» Dataset:
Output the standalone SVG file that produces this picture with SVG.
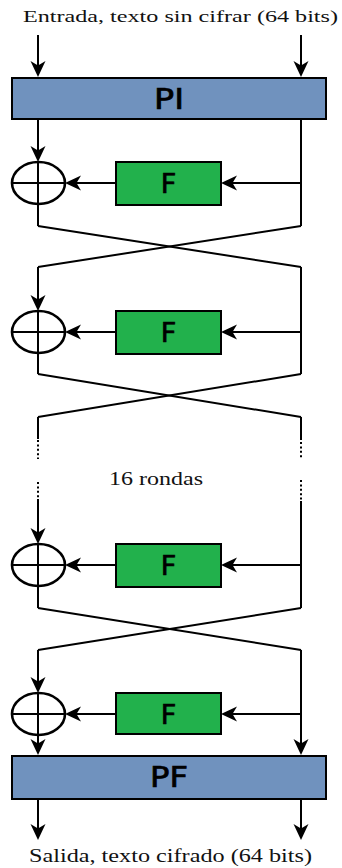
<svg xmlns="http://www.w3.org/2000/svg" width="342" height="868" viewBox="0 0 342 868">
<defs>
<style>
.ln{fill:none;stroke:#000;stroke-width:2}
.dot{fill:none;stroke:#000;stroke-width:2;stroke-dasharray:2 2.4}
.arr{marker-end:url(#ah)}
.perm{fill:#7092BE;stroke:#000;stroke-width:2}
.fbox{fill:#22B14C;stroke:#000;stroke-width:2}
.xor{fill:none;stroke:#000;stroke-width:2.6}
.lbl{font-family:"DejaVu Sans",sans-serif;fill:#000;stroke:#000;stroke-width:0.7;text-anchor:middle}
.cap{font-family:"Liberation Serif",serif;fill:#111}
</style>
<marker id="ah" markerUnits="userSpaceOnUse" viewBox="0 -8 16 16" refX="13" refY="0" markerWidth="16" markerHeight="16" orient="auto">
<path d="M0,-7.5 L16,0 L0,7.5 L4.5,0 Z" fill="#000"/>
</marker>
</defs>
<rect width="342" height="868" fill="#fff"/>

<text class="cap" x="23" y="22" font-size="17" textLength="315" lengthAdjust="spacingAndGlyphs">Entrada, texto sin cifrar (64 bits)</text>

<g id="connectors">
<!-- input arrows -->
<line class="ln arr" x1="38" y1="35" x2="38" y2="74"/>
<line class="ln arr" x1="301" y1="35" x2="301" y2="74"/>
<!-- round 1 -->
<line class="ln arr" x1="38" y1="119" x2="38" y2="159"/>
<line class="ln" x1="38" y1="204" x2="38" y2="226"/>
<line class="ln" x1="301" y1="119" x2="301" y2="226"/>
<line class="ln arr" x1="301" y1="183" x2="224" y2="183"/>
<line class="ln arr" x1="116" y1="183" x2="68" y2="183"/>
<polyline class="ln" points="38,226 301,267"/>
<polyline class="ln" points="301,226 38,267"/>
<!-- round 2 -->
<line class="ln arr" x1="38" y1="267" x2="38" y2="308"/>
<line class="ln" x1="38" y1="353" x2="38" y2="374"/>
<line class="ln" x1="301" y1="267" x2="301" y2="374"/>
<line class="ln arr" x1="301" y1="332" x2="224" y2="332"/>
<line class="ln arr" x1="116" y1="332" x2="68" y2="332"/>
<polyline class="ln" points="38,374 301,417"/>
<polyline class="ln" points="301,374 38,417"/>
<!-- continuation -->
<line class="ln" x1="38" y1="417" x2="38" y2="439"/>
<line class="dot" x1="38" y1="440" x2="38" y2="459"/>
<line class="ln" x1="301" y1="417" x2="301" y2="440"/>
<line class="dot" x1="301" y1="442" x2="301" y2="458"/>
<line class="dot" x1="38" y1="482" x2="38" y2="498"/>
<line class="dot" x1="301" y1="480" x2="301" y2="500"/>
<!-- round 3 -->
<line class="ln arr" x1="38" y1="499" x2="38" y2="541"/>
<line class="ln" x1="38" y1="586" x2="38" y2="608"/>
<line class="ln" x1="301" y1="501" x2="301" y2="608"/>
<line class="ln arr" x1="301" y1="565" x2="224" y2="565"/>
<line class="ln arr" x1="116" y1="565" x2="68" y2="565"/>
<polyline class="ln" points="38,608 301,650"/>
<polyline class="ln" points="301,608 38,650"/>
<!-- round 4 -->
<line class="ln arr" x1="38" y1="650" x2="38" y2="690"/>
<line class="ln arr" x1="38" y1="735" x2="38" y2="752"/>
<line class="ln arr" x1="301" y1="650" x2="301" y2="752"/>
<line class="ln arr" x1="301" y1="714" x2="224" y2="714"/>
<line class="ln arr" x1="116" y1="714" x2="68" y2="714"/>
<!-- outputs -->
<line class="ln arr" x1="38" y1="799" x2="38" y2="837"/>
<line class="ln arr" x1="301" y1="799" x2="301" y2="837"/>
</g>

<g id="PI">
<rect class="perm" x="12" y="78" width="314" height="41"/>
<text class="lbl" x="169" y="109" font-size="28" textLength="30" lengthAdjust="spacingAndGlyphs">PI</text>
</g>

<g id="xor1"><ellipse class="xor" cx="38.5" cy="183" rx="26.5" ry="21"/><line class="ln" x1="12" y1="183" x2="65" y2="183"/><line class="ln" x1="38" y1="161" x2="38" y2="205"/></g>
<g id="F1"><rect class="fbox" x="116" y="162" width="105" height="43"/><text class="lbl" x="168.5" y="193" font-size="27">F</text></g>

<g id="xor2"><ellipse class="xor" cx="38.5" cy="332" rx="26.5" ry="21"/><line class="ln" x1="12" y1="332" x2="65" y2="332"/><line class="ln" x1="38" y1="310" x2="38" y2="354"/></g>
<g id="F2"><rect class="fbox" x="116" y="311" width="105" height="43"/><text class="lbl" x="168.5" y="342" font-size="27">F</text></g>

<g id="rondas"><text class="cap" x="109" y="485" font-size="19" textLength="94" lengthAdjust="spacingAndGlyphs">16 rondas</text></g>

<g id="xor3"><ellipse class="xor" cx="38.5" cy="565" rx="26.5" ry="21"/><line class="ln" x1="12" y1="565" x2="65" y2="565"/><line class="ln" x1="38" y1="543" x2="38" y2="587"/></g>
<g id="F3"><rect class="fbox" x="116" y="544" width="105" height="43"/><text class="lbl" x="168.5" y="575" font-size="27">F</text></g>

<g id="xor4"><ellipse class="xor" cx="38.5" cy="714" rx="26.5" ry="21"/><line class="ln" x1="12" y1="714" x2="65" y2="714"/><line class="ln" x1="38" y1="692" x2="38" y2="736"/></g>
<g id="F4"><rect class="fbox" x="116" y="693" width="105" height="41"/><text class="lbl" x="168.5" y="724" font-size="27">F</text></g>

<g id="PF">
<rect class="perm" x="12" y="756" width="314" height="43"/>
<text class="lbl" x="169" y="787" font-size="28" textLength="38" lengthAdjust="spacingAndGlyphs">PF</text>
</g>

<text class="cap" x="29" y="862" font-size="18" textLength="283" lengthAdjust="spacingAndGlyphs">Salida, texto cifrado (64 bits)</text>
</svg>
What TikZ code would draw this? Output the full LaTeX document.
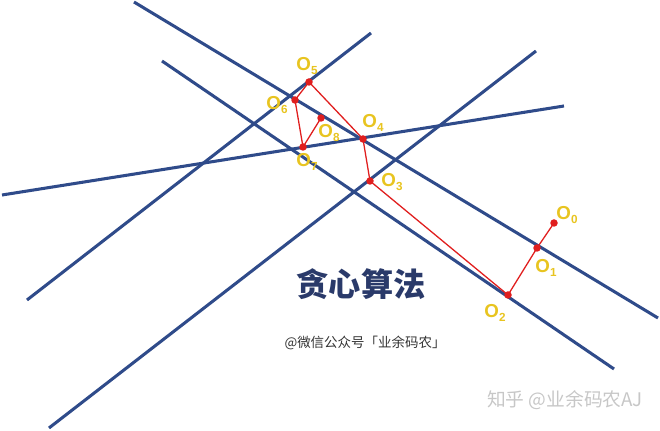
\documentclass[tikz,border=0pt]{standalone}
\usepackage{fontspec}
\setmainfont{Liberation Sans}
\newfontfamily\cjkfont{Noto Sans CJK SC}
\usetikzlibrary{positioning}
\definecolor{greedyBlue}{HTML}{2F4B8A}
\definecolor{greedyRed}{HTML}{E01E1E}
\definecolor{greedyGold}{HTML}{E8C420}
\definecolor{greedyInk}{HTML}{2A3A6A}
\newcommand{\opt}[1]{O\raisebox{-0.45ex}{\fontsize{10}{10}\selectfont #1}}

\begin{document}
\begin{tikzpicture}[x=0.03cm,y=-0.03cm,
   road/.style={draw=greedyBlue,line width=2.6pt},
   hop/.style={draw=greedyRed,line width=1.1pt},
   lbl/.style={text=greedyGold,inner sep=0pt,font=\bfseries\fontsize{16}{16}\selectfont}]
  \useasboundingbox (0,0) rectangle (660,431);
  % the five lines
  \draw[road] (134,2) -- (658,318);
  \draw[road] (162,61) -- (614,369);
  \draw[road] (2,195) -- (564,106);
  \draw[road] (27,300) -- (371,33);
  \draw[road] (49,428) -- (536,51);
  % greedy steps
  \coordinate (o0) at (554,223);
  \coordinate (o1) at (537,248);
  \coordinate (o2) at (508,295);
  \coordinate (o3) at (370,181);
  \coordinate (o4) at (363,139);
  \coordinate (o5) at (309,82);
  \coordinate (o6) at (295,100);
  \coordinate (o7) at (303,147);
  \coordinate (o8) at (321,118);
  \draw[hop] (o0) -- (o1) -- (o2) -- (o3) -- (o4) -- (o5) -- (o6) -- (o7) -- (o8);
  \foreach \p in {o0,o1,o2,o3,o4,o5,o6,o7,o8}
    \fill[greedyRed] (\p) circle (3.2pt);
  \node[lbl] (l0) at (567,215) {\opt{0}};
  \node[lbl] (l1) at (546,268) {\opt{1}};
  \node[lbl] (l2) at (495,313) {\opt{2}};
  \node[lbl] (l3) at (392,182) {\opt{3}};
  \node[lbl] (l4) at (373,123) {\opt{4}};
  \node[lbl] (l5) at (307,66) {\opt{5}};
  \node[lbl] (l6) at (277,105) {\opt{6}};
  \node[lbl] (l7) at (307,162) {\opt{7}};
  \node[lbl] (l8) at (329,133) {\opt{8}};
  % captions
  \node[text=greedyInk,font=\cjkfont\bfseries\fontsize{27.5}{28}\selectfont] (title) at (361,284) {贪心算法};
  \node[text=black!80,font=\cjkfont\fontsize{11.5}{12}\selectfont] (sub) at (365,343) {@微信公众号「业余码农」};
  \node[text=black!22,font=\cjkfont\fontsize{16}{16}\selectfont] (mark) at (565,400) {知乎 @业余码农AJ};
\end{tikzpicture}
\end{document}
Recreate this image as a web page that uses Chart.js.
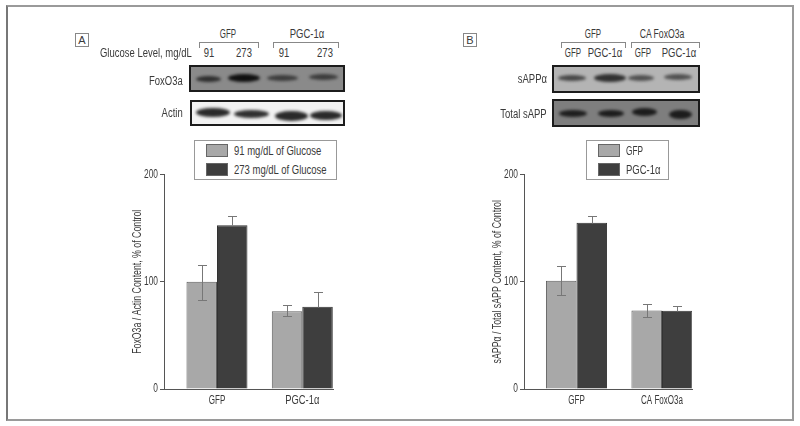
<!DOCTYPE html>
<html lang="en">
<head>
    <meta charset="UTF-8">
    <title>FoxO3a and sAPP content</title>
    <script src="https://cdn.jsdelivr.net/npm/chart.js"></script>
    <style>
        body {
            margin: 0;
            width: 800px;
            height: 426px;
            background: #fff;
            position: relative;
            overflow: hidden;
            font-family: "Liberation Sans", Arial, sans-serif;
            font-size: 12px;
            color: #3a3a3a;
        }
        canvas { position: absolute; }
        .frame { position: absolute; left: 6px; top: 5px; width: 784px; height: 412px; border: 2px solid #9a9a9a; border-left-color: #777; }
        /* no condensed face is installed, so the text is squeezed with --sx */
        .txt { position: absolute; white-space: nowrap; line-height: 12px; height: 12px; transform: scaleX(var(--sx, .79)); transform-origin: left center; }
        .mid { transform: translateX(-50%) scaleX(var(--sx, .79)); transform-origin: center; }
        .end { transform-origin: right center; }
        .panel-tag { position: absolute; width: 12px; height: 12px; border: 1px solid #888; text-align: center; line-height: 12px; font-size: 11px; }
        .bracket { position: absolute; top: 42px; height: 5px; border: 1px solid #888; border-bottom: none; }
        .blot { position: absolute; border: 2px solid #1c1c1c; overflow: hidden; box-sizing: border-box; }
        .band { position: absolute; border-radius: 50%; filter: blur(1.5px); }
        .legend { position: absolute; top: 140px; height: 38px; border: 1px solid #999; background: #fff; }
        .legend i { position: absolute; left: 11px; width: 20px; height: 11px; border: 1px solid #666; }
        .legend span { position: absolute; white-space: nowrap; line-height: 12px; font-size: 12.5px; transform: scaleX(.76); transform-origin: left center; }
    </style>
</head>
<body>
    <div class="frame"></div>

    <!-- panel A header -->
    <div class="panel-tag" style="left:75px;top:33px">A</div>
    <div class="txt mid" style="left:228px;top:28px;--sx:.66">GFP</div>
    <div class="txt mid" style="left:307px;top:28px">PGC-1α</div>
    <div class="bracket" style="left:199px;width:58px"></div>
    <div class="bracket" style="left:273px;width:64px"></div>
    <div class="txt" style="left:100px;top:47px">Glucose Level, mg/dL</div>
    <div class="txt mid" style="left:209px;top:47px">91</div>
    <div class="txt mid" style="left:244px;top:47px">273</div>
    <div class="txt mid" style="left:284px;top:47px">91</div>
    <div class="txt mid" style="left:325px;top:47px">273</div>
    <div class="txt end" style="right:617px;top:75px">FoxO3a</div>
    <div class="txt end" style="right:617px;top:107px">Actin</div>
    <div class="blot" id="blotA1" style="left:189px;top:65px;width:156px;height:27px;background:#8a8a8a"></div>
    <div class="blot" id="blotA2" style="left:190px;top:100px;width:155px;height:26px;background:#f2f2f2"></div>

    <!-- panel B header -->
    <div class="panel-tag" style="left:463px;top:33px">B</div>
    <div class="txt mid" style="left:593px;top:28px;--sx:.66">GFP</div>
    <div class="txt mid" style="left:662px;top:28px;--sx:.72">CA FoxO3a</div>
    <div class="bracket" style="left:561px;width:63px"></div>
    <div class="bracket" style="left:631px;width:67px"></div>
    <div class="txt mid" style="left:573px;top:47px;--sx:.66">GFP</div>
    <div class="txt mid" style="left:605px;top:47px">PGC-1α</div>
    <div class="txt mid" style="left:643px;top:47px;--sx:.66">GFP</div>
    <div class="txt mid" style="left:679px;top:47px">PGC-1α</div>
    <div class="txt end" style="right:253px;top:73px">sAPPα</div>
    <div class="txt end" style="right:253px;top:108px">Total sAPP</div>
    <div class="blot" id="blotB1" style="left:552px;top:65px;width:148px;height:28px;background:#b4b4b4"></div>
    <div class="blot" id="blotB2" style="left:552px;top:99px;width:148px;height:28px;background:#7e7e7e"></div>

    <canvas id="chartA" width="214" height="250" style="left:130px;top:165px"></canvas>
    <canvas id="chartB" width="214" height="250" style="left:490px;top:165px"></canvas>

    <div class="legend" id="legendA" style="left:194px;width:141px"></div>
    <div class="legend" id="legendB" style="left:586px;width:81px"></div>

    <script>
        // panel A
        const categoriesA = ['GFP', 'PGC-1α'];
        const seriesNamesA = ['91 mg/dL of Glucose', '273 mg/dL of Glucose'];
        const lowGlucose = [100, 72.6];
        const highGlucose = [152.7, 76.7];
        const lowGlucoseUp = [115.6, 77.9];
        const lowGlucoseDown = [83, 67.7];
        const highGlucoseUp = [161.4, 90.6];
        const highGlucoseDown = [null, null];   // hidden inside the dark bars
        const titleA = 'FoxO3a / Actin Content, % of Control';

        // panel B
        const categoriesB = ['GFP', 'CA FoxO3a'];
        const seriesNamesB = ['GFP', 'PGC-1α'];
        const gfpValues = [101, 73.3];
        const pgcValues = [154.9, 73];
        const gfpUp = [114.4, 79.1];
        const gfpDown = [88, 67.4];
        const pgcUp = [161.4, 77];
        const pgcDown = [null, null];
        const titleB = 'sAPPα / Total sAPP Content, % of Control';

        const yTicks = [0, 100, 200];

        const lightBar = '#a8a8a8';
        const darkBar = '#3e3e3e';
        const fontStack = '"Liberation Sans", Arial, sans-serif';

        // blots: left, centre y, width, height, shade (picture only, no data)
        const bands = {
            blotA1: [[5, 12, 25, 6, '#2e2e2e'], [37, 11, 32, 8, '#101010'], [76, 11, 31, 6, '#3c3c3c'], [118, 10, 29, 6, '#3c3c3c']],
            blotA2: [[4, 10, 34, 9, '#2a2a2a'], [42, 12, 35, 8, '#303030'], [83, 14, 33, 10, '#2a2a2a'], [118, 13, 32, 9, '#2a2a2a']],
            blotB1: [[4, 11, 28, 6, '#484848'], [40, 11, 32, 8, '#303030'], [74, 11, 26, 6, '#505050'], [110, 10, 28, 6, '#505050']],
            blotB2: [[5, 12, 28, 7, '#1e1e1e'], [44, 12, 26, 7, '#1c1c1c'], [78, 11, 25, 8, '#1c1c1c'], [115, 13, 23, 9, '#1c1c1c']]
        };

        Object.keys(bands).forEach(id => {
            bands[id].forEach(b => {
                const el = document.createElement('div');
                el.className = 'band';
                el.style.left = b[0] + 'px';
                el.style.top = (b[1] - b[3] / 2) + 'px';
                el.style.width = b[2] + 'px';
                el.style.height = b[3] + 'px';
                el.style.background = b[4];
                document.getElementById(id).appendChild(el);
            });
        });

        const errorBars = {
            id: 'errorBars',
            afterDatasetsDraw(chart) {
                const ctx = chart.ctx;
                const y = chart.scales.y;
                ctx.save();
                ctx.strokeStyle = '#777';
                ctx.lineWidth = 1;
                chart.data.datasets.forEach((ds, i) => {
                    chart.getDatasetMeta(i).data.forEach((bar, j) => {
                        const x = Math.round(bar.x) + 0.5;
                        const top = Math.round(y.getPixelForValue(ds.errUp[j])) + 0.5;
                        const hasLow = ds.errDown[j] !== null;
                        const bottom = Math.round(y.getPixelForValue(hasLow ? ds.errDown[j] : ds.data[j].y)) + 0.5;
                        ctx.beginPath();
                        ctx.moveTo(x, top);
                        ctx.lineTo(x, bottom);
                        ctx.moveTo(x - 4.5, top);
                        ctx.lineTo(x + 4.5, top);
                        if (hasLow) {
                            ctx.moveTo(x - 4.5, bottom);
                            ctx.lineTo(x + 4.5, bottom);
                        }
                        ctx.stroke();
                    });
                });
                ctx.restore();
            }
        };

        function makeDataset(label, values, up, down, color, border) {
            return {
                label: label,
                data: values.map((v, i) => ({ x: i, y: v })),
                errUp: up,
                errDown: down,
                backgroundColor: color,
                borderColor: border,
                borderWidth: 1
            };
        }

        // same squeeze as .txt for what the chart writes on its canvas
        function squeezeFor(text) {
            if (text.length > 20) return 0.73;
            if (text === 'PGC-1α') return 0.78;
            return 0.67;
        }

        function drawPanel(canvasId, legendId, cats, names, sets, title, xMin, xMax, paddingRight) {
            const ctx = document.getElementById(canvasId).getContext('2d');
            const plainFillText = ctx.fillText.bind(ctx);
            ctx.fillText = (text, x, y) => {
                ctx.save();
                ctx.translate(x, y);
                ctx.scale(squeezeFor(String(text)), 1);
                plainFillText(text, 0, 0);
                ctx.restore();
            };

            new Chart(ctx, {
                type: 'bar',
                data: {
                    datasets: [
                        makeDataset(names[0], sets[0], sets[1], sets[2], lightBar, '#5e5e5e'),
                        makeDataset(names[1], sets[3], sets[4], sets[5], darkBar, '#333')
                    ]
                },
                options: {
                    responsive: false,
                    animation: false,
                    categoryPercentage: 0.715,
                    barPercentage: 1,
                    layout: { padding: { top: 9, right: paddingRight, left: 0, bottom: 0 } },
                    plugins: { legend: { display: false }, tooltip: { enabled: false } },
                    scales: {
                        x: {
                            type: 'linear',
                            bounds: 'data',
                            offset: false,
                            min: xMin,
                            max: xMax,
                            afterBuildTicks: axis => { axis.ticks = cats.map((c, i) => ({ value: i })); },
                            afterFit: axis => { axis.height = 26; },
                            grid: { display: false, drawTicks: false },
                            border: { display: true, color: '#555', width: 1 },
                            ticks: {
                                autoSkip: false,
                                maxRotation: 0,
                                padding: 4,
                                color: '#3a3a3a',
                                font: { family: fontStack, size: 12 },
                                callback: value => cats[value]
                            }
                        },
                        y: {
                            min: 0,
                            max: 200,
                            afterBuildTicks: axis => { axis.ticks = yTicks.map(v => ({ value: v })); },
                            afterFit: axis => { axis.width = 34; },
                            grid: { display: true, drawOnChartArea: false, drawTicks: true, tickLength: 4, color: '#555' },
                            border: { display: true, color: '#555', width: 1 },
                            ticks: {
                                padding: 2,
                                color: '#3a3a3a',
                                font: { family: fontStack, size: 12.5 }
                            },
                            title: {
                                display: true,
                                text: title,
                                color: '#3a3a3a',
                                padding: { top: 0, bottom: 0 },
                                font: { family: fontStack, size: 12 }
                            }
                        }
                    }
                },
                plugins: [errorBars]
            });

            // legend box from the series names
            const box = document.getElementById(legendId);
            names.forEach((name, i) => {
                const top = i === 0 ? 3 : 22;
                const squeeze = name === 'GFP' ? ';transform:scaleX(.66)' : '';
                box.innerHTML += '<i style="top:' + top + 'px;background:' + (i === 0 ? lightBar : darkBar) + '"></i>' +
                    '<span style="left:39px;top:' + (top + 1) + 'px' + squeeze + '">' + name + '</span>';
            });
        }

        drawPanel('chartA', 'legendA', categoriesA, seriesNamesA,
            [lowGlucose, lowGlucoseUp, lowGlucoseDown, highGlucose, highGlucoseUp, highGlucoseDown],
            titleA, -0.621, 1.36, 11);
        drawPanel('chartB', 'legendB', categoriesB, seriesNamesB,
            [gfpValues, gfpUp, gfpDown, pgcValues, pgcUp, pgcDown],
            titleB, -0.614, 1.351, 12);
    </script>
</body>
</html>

» Objective: Note every line above where the string "with" shows up, and copy those lines.

» Exercise answer:
Output the standalone SVG file that produces this picture with SVG.
        /* no condensed face is installed, so the text is squeezed with --sx */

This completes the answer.